> [Rows from a dataset of charts and code]:
'''

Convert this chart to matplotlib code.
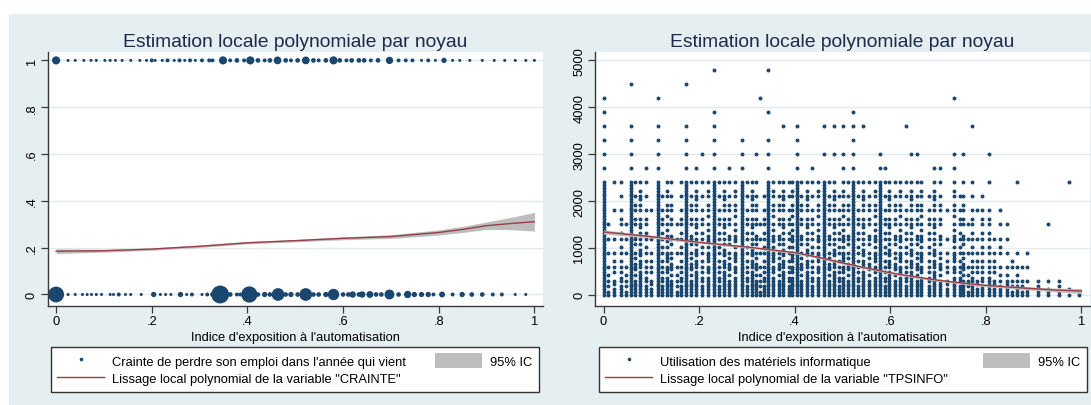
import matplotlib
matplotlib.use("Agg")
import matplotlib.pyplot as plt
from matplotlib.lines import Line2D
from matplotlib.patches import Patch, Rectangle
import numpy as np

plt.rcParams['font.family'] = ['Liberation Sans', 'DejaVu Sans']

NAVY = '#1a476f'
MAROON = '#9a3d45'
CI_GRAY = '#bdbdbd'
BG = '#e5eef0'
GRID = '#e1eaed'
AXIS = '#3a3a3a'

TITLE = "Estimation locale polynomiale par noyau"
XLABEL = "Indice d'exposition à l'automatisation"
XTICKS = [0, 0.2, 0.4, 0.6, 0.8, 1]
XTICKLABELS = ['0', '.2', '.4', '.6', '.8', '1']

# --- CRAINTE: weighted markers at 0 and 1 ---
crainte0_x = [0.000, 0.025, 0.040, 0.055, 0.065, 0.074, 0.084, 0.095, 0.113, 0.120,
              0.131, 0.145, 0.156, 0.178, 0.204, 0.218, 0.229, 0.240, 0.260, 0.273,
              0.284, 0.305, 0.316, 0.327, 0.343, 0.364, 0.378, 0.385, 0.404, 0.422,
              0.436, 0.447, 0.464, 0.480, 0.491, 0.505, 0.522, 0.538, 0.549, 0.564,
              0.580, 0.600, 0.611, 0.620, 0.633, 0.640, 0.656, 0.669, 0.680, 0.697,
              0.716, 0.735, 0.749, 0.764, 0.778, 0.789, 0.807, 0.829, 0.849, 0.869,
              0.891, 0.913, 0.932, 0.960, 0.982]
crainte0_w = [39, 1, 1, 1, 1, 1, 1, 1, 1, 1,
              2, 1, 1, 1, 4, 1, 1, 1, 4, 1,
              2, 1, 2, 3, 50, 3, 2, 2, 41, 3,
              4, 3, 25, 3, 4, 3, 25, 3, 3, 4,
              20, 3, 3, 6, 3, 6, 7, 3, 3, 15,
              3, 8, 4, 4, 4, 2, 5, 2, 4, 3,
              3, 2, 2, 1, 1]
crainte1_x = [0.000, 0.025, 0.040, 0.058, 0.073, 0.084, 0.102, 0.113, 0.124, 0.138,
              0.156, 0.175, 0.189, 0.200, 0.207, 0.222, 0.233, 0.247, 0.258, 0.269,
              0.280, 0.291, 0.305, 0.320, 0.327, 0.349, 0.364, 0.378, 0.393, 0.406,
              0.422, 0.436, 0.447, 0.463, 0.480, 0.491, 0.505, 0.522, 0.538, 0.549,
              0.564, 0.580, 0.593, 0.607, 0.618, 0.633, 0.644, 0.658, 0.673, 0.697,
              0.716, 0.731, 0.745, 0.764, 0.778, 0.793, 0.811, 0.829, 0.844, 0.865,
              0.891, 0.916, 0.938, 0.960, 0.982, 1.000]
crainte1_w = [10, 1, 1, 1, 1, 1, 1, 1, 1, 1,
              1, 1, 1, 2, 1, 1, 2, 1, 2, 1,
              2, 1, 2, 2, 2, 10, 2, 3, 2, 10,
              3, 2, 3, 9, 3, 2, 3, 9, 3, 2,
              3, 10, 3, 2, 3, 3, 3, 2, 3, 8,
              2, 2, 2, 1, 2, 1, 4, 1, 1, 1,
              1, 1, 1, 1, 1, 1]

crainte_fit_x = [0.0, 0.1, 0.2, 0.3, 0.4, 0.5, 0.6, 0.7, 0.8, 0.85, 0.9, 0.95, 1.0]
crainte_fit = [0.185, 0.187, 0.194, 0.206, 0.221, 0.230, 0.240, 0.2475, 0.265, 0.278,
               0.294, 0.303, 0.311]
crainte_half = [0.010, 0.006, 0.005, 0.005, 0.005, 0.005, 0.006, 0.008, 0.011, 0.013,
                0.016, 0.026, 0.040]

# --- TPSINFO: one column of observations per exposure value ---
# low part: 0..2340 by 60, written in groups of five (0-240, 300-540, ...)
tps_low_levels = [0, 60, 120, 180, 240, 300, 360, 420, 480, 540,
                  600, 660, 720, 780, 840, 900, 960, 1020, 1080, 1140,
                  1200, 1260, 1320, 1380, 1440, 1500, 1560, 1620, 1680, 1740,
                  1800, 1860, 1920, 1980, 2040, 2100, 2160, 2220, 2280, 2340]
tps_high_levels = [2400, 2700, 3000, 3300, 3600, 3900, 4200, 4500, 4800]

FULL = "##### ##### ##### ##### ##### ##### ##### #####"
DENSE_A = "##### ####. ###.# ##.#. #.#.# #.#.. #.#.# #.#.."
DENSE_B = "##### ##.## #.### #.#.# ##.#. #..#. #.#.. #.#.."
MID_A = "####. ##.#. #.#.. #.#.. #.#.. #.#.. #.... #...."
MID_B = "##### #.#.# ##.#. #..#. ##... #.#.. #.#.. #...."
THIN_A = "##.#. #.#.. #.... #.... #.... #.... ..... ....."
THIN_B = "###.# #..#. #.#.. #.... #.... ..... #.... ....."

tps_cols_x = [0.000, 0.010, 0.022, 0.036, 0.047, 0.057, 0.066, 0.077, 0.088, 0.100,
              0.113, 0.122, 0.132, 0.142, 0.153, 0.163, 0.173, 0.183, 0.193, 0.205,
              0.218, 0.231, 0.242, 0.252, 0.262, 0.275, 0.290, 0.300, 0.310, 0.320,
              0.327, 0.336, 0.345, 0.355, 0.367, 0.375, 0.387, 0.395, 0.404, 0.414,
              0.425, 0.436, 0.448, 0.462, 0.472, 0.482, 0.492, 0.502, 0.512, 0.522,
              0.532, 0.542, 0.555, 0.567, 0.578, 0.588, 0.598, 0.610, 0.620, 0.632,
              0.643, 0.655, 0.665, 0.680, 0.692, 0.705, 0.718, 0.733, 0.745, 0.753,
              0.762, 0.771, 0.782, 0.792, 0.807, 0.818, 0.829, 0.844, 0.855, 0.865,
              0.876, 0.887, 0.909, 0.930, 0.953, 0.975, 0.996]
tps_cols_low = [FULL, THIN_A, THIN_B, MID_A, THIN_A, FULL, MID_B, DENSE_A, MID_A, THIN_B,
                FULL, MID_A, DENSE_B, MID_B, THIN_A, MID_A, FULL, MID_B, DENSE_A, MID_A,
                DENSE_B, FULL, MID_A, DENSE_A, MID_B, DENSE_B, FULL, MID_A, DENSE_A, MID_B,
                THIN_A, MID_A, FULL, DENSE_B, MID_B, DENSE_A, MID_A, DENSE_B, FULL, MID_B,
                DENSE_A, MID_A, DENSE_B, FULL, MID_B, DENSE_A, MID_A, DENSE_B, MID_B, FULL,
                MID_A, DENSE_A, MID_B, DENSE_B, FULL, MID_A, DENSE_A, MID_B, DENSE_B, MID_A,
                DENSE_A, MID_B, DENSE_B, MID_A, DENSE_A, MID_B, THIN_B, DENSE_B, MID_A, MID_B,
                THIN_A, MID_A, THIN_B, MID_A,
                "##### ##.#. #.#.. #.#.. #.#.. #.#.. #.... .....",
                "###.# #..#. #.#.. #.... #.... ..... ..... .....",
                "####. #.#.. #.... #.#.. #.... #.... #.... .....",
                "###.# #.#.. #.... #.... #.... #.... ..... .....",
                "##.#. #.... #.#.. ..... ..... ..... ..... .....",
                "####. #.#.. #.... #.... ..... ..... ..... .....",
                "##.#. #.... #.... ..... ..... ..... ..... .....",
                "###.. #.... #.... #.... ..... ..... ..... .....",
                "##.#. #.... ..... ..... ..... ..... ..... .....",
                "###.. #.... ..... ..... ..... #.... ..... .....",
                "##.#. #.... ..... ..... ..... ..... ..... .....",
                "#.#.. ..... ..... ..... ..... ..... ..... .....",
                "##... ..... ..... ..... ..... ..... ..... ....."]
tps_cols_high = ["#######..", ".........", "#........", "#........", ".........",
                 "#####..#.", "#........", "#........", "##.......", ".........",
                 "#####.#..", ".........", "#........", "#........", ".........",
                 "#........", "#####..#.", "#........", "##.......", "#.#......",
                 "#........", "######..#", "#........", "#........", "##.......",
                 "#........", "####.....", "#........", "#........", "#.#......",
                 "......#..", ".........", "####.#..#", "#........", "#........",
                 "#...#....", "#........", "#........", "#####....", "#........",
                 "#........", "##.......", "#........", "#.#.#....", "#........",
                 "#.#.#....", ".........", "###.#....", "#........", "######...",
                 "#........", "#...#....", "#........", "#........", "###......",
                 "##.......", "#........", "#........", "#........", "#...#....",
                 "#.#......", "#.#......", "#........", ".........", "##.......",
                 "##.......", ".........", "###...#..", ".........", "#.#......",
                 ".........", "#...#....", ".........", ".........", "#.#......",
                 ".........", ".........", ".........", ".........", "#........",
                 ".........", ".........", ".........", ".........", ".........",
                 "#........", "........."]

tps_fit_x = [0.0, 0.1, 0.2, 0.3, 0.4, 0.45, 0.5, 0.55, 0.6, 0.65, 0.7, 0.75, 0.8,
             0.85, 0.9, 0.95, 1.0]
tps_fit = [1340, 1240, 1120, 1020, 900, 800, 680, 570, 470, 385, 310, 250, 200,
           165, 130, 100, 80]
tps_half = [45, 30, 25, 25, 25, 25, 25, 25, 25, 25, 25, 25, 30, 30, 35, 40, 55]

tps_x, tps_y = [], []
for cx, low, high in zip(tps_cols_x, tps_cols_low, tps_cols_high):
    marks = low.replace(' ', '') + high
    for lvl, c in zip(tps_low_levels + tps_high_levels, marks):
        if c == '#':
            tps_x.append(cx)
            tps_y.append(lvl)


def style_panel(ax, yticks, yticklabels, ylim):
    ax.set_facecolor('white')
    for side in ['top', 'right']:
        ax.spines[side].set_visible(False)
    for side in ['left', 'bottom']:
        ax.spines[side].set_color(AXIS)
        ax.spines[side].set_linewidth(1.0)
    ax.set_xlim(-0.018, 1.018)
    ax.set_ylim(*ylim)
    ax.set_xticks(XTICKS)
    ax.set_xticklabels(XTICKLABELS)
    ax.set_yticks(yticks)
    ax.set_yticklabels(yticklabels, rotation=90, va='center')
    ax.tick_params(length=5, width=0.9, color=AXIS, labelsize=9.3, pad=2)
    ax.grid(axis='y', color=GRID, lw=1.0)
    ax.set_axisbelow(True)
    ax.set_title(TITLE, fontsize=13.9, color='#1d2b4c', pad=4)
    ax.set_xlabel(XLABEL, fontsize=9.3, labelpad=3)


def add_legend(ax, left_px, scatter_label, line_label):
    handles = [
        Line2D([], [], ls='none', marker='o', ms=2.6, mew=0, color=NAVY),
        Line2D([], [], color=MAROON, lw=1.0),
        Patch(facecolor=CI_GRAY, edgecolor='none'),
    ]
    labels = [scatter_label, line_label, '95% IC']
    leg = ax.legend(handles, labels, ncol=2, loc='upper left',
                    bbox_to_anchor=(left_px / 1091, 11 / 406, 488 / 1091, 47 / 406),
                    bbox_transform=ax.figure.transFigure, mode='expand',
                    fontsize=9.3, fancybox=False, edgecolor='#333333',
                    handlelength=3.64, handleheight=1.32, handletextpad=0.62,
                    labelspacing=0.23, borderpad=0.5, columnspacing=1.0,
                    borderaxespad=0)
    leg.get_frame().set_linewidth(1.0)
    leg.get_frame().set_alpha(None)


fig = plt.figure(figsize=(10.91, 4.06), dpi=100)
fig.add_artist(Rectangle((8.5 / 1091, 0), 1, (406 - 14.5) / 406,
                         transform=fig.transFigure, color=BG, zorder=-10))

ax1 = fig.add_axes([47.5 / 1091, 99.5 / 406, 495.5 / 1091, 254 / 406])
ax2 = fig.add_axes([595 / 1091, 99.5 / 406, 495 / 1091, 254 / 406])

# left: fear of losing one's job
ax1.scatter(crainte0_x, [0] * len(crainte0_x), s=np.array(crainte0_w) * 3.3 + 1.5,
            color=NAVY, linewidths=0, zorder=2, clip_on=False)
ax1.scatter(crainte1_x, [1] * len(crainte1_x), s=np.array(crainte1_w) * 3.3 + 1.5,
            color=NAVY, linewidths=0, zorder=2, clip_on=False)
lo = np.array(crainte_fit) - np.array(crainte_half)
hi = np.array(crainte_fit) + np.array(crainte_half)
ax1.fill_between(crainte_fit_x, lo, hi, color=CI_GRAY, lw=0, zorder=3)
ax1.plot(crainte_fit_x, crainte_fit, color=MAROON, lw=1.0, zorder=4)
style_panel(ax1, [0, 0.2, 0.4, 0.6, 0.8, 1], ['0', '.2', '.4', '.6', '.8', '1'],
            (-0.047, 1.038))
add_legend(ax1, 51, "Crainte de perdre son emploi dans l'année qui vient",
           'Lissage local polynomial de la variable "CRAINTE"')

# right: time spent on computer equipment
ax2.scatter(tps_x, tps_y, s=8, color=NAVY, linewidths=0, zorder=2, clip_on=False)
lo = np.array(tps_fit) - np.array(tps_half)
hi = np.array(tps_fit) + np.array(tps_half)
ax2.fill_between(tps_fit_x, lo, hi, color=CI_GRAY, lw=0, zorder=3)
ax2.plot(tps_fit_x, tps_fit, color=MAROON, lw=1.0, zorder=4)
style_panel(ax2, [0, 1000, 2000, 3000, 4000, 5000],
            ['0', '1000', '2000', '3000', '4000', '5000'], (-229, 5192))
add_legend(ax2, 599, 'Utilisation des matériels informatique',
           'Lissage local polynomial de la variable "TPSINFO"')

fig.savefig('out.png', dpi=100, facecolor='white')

'''
'''

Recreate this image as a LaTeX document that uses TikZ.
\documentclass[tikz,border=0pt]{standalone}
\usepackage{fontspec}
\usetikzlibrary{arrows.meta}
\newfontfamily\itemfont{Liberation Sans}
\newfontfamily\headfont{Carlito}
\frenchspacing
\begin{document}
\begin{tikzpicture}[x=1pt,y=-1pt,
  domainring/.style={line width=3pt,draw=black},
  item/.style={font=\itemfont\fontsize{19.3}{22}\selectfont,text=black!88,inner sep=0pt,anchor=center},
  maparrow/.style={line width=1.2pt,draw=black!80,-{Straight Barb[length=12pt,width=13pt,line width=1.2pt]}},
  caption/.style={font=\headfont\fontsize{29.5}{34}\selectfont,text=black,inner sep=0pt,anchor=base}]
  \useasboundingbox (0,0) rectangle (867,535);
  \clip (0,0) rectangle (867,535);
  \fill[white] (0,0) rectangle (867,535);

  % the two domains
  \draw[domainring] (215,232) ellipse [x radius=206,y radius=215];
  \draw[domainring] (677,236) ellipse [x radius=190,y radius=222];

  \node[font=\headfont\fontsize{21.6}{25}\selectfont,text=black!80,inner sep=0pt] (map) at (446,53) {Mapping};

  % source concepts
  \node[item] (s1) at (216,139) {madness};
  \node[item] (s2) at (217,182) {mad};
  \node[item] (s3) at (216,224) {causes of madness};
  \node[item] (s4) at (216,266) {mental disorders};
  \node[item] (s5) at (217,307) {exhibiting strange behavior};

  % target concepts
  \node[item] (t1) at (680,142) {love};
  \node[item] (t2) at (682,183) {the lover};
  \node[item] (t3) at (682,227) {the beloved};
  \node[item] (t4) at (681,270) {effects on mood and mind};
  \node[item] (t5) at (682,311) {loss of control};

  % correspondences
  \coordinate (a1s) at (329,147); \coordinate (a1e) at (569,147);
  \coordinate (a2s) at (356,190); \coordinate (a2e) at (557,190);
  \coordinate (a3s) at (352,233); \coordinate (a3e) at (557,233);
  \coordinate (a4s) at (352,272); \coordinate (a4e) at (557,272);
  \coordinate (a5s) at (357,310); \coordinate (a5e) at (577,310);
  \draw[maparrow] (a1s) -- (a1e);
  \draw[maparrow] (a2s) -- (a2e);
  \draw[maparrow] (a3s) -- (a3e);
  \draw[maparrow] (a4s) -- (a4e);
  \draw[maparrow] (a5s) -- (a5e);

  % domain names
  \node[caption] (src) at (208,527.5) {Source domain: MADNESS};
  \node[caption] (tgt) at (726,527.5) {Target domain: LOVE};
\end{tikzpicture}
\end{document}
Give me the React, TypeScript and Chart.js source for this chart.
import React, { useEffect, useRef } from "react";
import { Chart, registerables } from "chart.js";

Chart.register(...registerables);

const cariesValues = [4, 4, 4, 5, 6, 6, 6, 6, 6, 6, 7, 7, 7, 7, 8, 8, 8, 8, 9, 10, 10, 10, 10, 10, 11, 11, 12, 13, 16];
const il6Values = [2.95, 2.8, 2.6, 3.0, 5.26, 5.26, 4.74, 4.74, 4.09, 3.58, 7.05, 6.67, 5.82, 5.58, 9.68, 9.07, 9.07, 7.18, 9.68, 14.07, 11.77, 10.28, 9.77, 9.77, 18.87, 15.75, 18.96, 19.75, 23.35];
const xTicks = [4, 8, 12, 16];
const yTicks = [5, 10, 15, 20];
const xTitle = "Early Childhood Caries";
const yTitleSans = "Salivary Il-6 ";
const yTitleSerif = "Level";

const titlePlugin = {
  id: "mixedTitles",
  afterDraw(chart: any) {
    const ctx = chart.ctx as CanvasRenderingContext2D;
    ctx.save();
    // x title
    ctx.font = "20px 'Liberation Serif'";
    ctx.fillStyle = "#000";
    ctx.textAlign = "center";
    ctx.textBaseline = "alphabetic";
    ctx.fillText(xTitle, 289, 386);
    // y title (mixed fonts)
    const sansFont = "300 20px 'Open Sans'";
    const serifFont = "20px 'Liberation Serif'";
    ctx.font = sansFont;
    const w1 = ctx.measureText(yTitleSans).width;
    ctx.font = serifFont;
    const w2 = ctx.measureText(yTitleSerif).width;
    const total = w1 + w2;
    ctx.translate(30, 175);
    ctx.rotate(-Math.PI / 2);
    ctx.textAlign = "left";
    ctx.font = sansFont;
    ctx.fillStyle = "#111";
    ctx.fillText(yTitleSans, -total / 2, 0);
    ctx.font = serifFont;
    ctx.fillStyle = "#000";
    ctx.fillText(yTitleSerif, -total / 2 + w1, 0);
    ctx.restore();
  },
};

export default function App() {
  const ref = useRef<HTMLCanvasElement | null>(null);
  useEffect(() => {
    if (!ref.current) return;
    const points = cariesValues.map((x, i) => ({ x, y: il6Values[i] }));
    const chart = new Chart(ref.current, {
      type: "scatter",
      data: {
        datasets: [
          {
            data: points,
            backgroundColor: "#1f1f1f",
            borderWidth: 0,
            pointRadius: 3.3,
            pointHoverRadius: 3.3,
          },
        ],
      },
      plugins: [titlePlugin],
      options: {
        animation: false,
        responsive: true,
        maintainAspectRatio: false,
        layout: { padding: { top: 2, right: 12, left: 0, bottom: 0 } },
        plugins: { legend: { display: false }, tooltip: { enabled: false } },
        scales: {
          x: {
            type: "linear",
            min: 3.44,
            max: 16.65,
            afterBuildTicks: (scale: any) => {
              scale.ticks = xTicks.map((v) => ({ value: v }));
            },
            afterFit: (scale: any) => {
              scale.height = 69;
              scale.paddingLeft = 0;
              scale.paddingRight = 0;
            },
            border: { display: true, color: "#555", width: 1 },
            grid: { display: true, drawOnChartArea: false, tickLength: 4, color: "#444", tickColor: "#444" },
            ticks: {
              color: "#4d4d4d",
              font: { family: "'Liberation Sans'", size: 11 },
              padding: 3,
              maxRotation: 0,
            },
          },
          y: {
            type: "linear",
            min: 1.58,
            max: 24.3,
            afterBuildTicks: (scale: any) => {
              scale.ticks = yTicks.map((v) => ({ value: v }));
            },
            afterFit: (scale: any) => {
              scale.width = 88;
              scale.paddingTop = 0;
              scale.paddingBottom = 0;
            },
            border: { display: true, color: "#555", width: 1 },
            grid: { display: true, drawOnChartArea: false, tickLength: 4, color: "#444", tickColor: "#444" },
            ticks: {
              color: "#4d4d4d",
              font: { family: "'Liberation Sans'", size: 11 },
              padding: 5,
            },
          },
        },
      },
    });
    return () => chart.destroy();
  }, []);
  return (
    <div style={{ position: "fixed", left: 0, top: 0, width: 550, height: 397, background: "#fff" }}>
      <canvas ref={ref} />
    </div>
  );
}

'''
'''

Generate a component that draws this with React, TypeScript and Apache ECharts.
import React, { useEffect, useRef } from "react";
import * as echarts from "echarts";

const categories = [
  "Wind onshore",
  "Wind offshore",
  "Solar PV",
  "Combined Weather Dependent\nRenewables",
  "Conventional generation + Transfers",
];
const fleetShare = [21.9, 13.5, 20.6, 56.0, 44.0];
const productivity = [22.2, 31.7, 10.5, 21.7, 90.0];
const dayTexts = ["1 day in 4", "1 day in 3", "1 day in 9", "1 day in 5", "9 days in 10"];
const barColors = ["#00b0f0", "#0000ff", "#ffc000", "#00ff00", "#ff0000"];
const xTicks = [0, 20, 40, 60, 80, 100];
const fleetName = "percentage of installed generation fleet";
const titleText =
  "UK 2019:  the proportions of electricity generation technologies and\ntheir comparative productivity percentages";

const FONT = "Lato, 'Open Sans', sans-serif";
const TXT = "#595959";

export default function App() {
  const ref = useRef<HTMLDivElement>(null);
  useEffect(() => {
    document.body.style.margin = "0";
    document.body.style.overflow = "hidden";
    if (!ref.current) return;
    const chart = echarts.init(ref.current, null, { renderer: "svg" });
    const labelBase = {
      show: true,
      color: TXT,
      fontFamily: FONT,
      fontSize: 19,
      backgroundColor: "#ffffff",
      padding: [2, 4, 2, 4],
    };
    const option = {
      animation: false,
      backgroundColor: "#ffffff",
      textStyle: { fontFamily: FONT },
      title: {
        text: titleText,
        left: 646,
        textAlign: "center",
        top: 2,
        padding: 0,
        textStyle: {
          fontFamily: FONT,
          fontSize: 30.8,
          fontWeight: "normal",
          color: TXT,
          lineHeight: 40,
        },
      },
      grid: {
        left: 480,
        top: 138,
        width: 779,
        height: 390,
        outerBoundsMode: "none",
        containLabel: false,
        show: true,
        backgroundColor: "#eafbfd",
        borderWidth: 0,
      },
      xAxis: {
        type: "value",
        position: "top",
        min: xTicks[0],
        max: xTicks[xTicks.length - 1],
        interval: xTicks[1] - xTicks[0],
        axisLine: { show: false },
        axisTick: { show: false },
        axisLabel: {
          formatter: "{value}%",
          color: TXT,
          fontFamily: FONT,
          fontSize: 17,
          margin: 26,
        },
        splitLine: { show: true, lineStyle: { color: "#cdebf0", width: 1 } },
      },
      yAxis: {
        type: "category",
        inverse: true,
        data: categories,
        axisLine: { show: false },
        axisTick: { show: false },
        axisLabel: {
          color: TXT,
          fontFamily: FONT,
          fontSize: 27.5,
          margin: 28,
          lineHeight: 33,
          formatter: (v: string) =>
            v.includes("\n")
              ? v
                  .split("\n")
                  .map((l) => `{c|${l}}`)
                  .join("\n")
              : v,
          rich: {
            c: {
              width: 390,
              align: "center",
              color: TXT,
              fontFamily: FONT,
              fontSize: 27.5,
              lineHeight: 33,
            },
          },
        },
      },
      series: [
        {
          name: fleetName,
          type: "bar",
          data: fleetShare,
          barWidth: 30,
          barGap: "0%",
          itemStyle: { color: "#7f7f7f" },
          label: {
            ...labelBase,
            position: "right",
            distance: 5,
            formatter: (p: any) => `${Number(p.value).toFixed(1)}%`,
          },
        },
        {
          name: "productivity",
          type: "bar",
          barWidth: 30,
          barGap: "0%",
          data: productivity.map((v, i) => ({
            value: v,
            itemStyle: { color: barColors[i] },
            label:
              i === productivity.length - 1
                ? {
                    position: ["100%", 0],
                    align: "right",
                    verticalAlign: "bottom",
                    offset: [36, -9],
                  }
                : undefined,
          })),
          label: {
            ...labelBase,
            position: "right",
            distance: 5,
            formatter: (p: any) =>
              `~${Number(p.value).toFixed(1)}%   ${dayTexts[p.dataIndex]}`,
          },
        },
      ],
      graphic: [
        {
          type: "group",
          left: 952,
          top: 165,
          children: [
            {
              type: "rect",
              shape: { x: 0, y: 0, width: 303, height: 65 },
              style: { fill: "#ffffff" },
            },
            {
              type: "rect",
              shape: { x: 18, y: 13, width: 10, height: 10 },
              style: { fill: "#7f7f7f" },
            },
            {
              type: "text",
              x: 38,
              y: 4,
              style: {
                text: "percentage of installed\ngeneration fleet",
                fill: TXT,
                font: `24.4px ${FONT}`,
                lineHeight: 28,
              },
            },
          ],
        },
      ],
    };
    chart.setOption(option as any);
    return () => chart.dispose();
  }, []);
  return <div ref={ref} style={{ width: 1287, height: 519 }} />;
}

'''

Without any pictures, set down the lines from the one holding "Convert this chart to matplotlib code." through the one holding "AXIS = '#3a3a3a'".

Convert this chart to matplotlib code.
import matplotlib
matplotlib.use("Agg")
import matplotlib.pyplot as plt
from matplotlib.lines import Line2D
from matplotlib.patches import Patch, Rectangle
import numpy as np

plt.rcParams['font.family'] = ['Liberation Sans', 'DejaVu Sans']

NAVY = '#1a476f'
MAROON = '#9a3d45'
CI_GRAY = '#bdbdbd'
BG = '#e5eef0'
GRID = '#e1eaed'
AXIS = '#3a3a3a'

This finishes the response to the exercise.